Posted by chhum 2 days ago
How would that even be possible?
If so, why?
If not, does it matter how much water is used?
Even if seawater was easy to use and datacenters were near the shore, it would produce very saline brine which would be difficult to safely get rid of.
HN commentary on water use by so-called "tech" companies usually includes a number of mindlessly-parroted, bad faith "arguments"
One of these is to try to compare the new (additive) water use by non-essential data centers with existing (non-additive) water use by agriculture
Putting aside that (a) data centers are non-essential and not comparable to food, water or shelter and (b) agricultural use is not new, these "arguments" are also ignoring that (c) the so-called "tech" companies are trying to hide the data
Employees of these so-called "tech" companies might be experiencing guilt over this dishonest tactic, but not enough to make them quit
When their employer hides the data this makes accurate comparisons, e.g., to existing water use by other recipients, difficult if not impossible
Does agriculture also try to hide its water use
If it did, then HN comments could not attempt bad faith comparisons
Because there would be no data to cite
We should question the motives of whoever orchestrated a "story" out of this non-story and is pushing it in the media. It obviously isn't being done in good faith.

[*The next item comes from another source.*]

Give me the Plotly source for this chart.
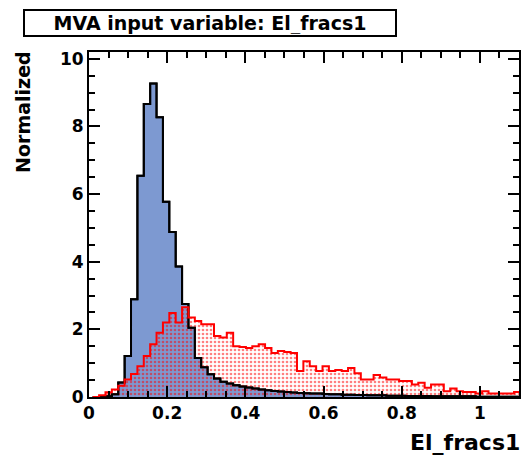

Isn't there some better way we can, perhaps, turn some of the heat back into something useful? Maybe heat a building? Or turn it back into electricity. It doesn't have to be an efficient conversion because it's now 100% wasted.
I'm a big fan of district heating, but it's something that needs to be built before the datacenter is. It also doesn't really work well if the datacenter isn't in an already cool region.
> Or turn it back into electricity.
The temps aren't high enough to do that easily. You need boiling water to generate electricity, and chips don't like running at or above 100C.
It's possible you could use a heat pump to turn hot water into boiling water, but that will stop working when temps get out of band. You might be able do it with a sterling engine, but you'd, ironically, need a supply of cool water to keep those running.
I think it could be higher with germanium semiconductors, as you could run them at a higher temp and get superheated steam
From https://www.usgs.gov/water-science-school/science/total-wate...:
> Water use in the United States in 2015 was estimated to be about 322 billion gallons per day (Bgal/d), which was 9 percent less than in 2010.
It doesn't seem to be very much water at all.